I’ve tested the Leica 280/4 R-mount tele and the 250/5.6 Superachromat on the GFX, and both did well in different ways. I have several longer full frame lenses that might perform credibly — or might not, due to their internal baffling.
I’m not going to find out.
Why’s that? Because the GFX doesn’t have in-body image stabilization (IBIS). When I focus 300 mm and longer lenses on the a7RII, I always turn the IBIS on to focus (I turn it off for the shot, though, since I always use these lenses on a tripod when they’re on the a7RII. Without the IBIS, there is too much shake for accurate focusing. When I tested the 250 SA on the GFX, the shake was so bad that I couldn’t reliably focus the lens. The GFX doesn’t have a tripod collar, so the vibration is magnified, but it’s clear to me that I’m not going to be able to reliably focus a 500 on the GFX.

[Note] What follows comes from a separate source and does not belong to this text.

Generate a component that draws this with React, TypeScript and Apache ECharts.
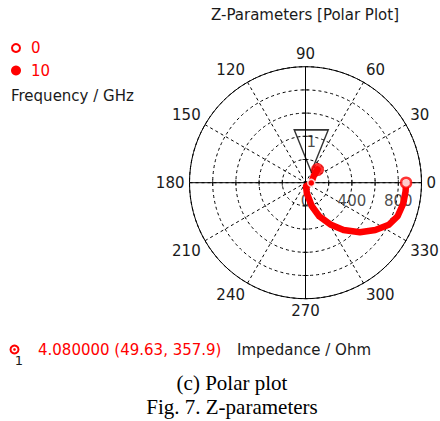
import React, { useEffect, useRef } from "react";
import * as echarts from "echarts";

const chartTitle = "Z-Parameters [Polar Plot]";
const frequencyLegendLabels = ["0", "10"];
const frequencyAxisName = "Frequency / GHz";
const impedanceAxisName = "Impedance / Ohm";
const captionLines = ["(c) Polar plot", "Fig. 7. Z-parameters"];

// Z trace, |Z| in Ohm and angle in degrees (0 GHz -> 10 GHz)
const impedanceMagnitude = [867, 866, 862, 845, 805, 727, 634, 523, 424, 315, 208, 94, 30, 49.63, 93, 154];
const impedanceAngle = [0, 355, 348, 340, 333.2, 325.9, 317.7, 308.8, 301.2, 292.4, 285, 277.4, 278, 357.9, 40, 47.6];

// marker 1
const markerName = "1";
const markerFrequency = "4.080000";
const markerMagnitude = 49.63;
const markerAngle = 357.9;

const radiusTickValues = [200, 400, 600, 800];
const radiusLabelValues = [0, 400, 800];
const crossAngles = [0, 90, 180, 270];

const RED = "#ff0000";
const DARK = "#1a1a1a";
const SANS = "DejaVu Sans";
const SERIF = "Liberation Serif";
const FS = 15;

export default function App() {
  const ref = useRef<HTMLDivElement>(null);

  useEffect(() => {
    if (!ref.current) return;
    const chart = echarts.init(ref.current, undefined, { renderer: "svg" });

    const trace = impedanceMagnitude.map((r, i) => [r, impedanceAngle[i]]);
    const last = trace.length - 1;

    const ticksH: number[][] = [];
    const ticksV: number[][] = [];
    crossAngles.forEach((a) => {
      radiusTickValues.forEach((r) => {
        if (a === 0 || a === 180) ticksH.push([r, a]);
        else ticksV.push([r, a]);
      });
    });

    const option: any = {
      animation: false,
      polar: { center: [305.5, 182.7], radius: 116 },
      angleAxis: {
        type: "value",
        min: 0,
        max: 360,
        interval: 30,
        startAngle: 0,
        clockwise: false,
        axisLine: { lineStyle: { color: "#000", width: 1 } },
        axisTick: { show: false },
        axisLabel: {
          margin: 5,
          color: DARK,
          fontSize: FS,
          fontFamily: SANS,
          formatter: (v: number) => (v === 360 ? "" : String(v)),
        },
        splitLine: { lineStyle: { color: "#000", width: 1, type: [3, 3] } },
      },
      radiusAxis: {
        type: "value",
        min: 0,
        max: 1000,
        interval: 200,
        axisLine: { show: false },
        axisTick: { show: false },
        axisLabel: { show: false },
        splitLine: { lineStyle: { color: "#000", width: 1, type: [3, 3] } },
      },
      series: [
        {
          type: "line",
          coordinateSystem: "polar",
          data: [[1000, 0], [1000, 180]],
          symbol: "none",
          silent: true,
          lineStyle: { color: "#000", width: 1 },
          z: 2,
        },
        {
          type: "line",
          coordinateSystem: "polar",
          data: [[1000, 90], [1000, 270]],
          symbol: "none",
          silent: true,
          lineStyle: { color: "#000", width: 1 },
          z: 2,
        },
        {
          type: "scatter",
          coordinateSystem: "polar",
          data: ticksH,
          symbol: "rect",
          symbolSize: [1, 6],
          itemStyle: { color: "#000" },
          silent: true,
          z: 2,
        },
        {
          type: "scatter",
          coordinateSystem: "polar",
          data: ticksV,
          symbol: "rect",
          symbolSize: [6, 1],
          itemStyle: { color: "#000" },
          silent: true,
          z: 2,
        },
        {
          type: "scatter",
          coordinateSystem: "polar",
          data: radiusLabelValues.map((r) => [r, 0]),
          symbol: "circle",
          symbolSize: 1,
          itemStyle: { color: "rgba(0,0,0,0)" },
          label: {
            show: true,
            position: "bottom",
            distance: 10,
            color: DARK,
            fontSize: FS,
            fontFamily: SANS,
            formatter: (p: any) => String(p.value[0]),
          },
          silent: true,
          z: 2,
        },
        {
          type: "line",
          coordinateSystem: "polar",
          data: trace,
          symbol: "none",
          lineStyle: { color: RED, width: 6.5, cap: "round", join: "round" },
          z: 5,
        },
        {
          type: "scatter",
          coordinateSystem: "polar",
          data: [trace[0]],
          symbol: "circle",
          symbolSize: 10,
          itemStyle: { color: "#fff", borderColor: RED, borderWidth: 2.5 },
          z: 6,
        },
        {
          type: "scatter",
          coordinateSystem: "polar",
          data: [trace[last]],
          symbol: "circle",
          symbolSize: 13,
          itemStyle: { color: RED },
          z: 6,
        },
        {
          type: "scatter",
          coordinateSystem: "polar",
          data: [[markerMagnitude, markerAngle]],
          symbol: "circle",
          symbolSize: 7,
          itemStyle: { color: RED, borderColor: "#fff", borderWidth: 1.5 },
          z: 7,
        },
        {
          type: "scatter",
          coordinateSystem: "polar",
          data: [[markerMagnitude, markerAngle]],
          symbol: "triangle",
          symbolRotate: 180,
          symbolSize: [34, 42],
          symbolOffset: [0, -32],
          itemStyle: { color: "rgba(0,0,0,0)", borderColor: "#000", borderWidth: 1.5 },
          z: 4,
        },
        {
          type: "scatter",
          coordinateSystem: "polar",
          data: [[markerMagnitude, markerAngle]],
          symbol: "circle",
          symbolSize: 1,
          itemStyle: { color: "rgba(0,0,0,0)" },
          label: {
            show: true,
            position: "inside",
            offset: [0, -41],
            color: DARK,
            fontSize: FS,
            fontFamily: SANS,
            formatter: markerName,
          },
          z: 8,
        },
      ],
      graphic: [
        {
          type: "text",
          style: {
            x: 305,
            y: 15,
            text: chartTitle,
            fill: DARK,
            font: `${FS}px ${SANS}`,
            align: "center",
            verticalAlign: "middle",
          },
        },
        { type: "circle", shape: { cx: 16, cy: 48, r: 4 }, style: { fill: "#fff", stroke: RED, lineWidth: 2 } },
        {
          type: "text",
          style: { x: 31, y: 48, text: frequencyLegendLabels[0], fill: RED, font: `${FS}px ${SANS}`, verticalAlign: "middle" },
        },
        { type: "circle", shape: { cx: 16, cy: 70.5, r: 5 }, style: { fill: RED } },
        {
          type: "text",
          style: { x: 31, y: 71, text: frequencyLegendLabels[1], fill: RED, font: `${FS}px ${SANS}`, verticalAlign: "middle" },
        },
        {
          type: "text",
          style: { x: 11, y: 95.5, text: frequencyAxisName, fill: DARK, font: `${FS}px ${SANS}`, verticalAlign: "middle" },
        },
        { type: "circle", shape: { cx: 14.5, cy: 349.5, r: 4 }, style: { fill: "#fff", stroke: RED, lineWidth: 2 } },
        { type: "circle", shape: { cx: 14.5, cy: 349.5, r: 1.3 }, style: { fill: RED } },
        {
          type: "text",
          style: { x: 19, y: 360, text: markerName, fill: DARK, font: `13px ${SANS}`, align: "center", verticalAlign: "middle" },
        },
        {
          type: "text",
          style: {
            x: 38,
            y: 350,
            text: `${markerFrequency} (${markerMagnitude}, ${markerAngle})`,
            fill: RED,
            font: `${FS}px ${SANS}`,
            verticalAlign: "middle",
          },
        },
        {
          type: "text",
          style: { x: 237, y: 350, text: impedanceAxisName, fill: DARK, font: `${FS}px ${SANS}`, verticalAlign: "middle" },
        },
        {
          type: "text",
          style: { x: 232, y: 383, text: captionLines[0], fill: "#000", font: `21px ${SERIF}`, align: "center", verticalAlign: "middle" },
        },
        {
          type: "text",
          style: { x: 232, y: 407, text: captionLines[1], fill: "#000", font: `21px ${SERIF}`, align: "center", verticalAlign: "middle" },
        },
      ],
    };

    chart.setOption(option);
    return () => chart.dispose();
  }, []);

  return (
    <div
      ref={ref}
      style={{ position: "absolute", left: 0, top: 0, width: 440, height: 421, background: "#fff" }}
    />
  );
}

And, thanks, to the a7RII and its IBIS system, I don’t have to.
If there are long native autofocus lenses for the GFX, they won’t have the problem with AF turned on. They’ll probably have optical stabalization built in, so they should be okay even with manual focus.
Ralf Scholl says
Would it be interesting for you to test the Leica R 280/4, the Zeiss Superachromat 250/5,6 or 350/5,6 or other long tales with the GFX 100?
Since longer focal lengths than 250mm are still missing in the GFX system, and the GFX 100 has IBIS, this would be really interesting. (At least for me.)
Best regards and merry Christmas 2019!
I have tested the 280/4 Apo on the GFX 50S.
I have also tested the 250 SA.
I don’t have the 350 SA.
If I were you, I’d go with the Fuji 250, assuming you don’t already have either the Leica or Zeiss lens.
As to testing those lenses on the GFX 100, I would expect the same sharpness and less aliasing. The GFX 100 microlenses are about the same size as the GFX 50x microlenses.